_Exercise prompt_
In the material below, find each line holding the string "code" and copy it.
[begin Provided data]
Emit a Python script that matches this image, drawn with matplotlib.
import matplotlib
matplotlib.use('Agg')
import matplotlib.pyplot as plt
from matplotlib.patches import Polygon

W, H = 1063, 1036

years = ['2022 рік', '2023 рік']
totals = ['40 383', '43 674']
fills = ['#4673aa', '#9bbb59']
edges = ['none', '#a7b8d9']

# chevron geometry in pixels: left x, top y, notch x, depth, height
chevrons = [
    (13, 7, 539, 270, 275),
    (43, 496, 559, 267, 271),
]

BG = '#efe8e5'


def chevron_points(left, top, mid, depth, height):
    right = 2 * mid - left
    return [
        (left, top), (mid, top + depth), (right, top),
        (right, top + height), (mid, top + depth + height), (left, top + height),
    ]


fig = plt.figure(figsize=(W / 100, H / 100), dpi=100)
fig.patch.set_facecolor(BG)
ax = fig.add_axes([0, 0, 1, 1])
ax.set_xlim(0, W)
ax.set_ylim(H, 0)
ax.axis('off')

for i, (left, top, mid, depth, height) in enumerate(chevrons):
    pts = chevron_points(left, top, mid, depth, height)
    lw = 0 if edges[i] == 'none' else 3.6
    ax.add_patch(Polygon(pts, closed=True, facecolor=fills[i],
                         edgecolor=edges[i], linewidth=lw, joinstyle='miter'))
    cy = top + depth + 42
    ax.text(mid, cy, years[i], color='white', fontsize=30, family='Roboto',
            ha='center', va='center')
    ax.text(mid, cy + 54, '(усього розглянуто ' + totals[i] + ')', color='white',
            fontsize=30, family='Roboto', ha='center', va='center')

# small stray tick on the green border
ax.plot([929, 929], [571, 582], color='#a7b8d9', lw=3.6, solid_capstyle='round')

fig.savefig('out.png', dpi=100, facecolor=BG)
[end Provided data]
[begin Provided data]
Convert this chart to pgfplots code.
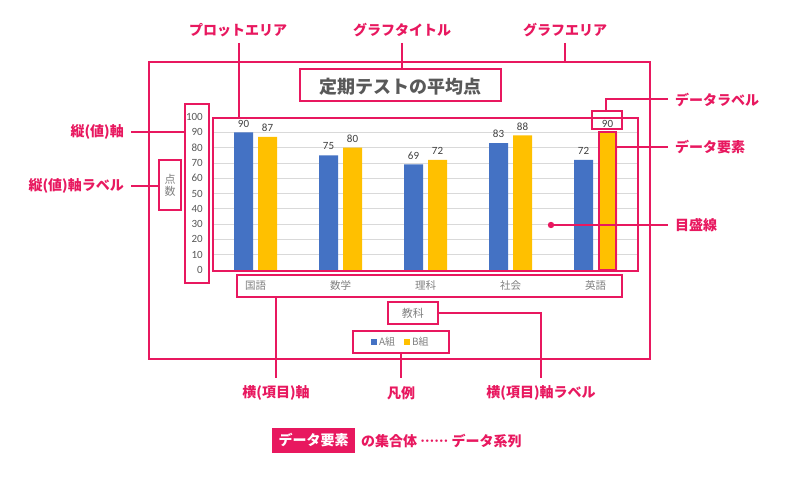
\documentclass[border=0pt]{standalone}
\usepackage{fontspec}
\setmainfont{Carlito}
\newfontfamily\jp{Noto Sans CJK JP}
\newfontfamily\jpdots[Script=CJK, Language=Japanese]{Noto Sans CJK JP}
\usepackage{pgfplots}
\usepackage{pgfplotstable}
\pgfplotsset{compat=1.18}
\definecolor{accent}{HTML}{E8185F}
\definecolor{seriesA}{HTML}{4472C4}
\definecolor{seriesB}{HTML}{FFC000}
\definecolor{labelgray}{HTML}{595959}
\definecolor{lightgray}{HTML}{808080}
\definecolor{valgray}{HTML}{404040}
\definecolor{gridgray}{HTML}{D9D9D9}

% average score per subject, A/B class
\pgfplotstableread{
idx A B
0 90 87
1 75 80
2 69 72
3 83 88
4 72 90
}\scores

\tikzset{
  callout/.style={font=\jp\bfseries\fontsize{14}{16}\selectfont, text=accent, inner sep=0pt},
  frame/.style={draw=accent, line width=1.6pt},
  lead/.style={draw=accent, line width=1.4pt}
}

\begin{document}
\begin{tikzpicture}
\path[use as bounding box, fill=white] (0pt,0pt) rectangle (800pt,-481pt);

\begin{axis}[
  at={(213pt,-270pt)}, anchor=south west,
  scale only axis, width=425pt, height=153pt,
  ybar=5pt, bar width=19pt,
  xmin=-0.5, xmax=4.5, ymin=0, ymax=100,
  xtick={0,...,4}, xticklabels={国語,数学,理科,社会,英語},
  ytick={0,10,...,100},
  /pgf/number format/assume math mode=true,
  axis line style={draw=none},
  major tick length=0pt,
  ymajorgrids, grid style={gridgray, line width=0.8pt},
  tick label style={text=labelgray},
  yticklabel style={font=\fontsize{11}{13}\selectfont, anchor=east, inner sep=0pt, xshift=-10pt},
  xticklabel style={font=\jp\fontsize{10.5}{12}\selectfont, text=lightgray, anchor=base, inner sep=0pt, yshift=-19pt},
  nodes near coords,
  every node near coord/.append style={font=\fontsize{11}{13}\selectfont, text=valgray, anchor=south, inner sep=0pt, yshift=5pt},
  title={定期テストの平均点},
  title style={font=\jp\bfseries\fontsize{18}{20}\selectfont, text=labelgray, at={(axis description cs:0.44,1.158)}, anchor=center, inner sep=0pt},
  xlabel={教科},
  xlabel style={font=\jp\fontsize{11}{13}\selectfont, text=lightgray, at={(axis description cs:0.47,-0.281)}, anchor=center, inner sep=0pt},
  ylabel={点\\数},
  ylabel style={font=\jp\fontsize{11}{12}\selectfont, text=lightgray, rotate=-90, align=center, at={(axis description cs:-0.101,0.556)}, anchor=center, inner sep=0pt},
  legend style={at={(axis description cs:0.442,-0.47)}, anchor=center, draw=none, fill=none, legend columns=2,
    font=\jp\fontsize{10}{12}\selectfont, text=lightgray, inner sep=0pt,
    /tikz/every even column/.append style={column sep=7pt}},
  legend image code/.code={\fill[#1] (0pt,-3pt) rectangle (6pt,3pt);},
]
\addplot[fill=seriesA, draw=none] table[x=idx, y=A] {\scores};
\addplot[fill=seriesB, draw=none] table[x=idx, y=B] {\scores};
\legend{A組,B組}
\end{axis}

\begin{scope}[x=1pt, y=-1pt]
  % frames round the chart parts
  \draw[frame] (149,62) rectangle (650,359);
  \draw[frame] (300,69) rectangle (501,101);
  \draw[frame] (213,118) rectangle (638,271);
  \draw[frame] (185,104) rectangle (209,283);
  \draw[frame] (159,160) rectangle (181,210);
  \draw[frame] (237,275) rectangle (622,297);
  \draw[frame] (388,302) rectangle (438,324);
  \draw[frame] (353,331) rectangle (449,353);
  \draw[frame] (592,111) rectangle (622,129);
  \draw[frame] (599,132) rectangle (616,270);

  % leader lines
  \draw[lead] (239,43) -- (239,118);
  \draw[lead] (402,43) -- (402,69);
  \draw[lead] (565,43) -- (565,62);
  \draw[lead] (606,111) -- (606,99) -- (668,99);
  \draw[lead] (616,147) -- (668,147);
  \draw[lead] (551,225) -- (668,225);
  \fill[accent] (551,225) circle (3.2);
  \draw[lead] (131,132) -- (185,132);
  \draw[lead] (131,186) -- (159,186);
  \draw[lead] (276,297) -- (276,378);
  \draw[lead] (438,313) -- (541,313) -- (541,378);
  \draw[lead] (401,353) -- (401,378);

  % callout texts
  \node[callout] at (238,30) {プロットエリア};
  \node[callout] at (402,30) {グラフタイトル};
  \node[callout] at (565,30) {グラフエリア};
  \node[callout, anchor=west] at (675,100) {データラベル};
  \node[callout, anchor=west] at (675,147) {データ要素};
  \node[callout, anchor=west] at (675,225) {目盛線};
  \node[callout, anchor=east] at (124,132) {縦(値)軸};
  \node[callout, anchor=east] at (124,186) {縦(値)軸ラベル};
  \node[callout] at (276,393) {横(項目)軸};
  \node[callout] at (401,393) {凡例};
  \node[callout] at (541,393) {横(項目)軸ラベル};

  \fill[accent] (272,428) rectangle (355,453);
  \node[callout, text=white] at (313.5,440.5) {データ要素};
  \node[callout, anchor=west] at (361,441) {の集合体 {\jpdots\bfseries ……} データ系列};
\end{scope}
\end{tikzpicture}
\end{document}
[end Provided data]
[begin Provided data]
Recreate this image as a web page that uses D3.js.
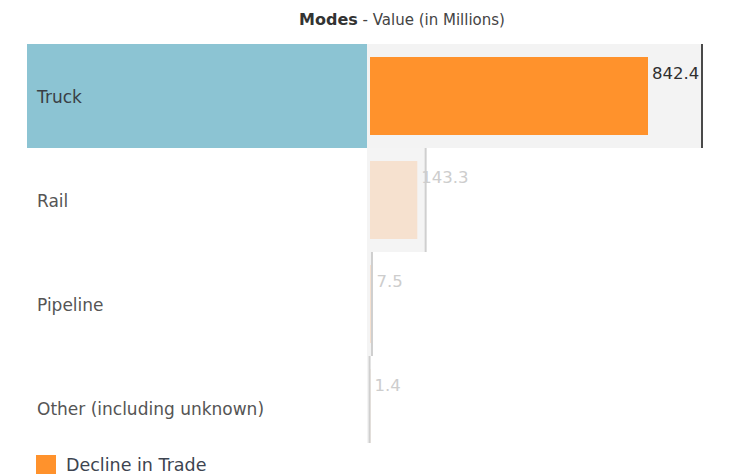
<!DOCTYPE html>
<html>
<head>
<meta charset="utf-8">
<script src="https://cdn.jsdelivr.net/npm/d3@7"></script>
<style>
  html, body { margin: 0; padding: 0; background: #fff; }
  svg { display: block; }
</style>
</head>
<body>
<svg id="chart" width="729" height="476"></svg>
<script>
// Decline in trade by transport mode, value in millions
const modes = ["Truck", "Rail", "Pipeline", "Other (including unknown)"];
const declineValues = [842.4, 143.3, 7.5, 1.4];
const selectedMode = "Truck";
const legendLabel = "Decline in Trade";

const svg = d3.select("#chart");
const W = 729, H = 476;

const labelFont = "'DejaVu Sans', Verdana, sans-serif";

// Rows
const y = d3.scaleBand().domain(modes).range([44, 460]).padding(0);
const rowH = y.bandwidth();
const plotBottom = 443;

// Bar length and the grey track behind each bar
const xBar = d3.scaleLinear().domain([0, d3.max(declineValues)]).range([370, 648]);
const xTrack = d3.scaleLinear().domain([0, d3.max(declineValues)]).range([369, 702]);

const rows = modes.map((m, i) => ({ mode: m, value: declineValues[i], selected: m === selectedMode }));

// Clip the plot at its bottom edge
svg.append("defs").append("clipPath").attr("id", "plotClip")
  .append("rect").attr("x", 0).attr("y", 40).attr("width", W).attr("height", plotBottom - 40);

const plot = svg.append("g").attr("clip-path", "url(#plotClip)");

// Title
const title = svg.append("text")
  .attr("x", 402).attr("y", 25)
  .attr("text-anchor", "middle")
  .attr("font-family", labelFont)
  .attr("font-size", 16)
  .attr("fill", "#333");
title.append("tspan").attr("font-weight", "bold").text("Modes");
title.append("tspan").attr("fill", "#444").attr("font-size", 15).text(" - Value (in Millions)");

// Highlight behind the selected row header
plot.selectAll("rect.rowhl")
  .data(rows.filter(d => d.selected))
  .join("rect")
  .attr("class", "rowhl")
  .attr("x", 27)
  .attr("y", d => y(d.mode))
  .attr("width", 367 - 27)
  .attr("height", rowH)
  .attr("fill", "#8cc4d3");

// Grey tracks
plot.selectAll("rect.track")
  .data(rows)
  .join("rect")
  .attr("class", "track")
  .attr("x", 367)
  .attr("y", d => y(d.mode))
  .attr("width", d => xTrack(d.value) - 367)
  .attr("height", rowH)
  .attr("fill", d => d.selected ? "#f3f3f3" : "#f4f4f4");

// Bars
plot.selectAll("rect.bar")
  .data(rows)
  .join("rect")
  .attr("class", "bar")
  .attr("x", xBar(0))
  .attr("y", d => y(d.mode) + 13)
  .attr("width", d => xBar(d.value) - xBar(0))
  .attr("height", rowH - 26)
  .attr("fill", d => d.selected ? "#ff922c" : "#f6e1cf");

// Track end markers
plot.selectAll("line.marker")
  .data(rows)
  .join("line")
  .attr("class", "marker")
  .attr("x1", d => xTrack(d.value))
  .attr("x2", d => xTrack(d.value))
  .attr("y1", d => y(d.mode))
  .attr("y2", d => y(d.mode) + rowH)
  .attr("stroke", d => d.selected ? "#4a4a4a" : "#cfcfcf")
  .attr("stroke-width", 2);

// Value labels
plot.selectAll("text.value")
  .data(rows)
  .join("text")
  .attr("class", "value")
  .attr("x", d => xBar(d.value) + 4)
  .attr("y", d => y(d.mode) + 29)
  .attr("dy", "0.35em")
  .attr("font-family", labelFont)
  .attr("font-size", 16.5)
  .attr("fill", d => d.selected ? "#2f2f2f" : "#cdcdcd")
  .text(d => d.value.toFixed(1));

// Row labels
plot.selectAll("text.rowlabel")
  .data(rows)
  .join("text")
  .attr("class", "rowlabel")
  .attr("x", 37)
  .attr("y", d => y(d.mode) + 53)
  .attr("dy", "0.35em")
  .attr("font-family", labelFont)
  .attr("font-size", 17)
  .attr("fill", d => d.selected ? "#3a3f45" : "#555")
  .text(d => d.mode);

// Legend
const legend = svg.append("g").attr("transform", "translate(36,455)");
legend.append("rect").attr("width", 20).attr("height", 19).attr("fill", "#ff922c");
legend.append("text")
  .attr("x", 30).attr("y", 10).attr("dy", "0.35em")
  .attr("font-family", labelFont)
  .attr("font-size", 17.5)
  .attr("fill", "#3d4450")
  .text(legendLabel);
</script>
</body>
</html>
[end Provided data]
_Response to this exercise_
Convert this chart to pgfplots code.
  legend image code/.code={\fill[#1] (0pt,-3pt) rectangle (6pt,3pt);},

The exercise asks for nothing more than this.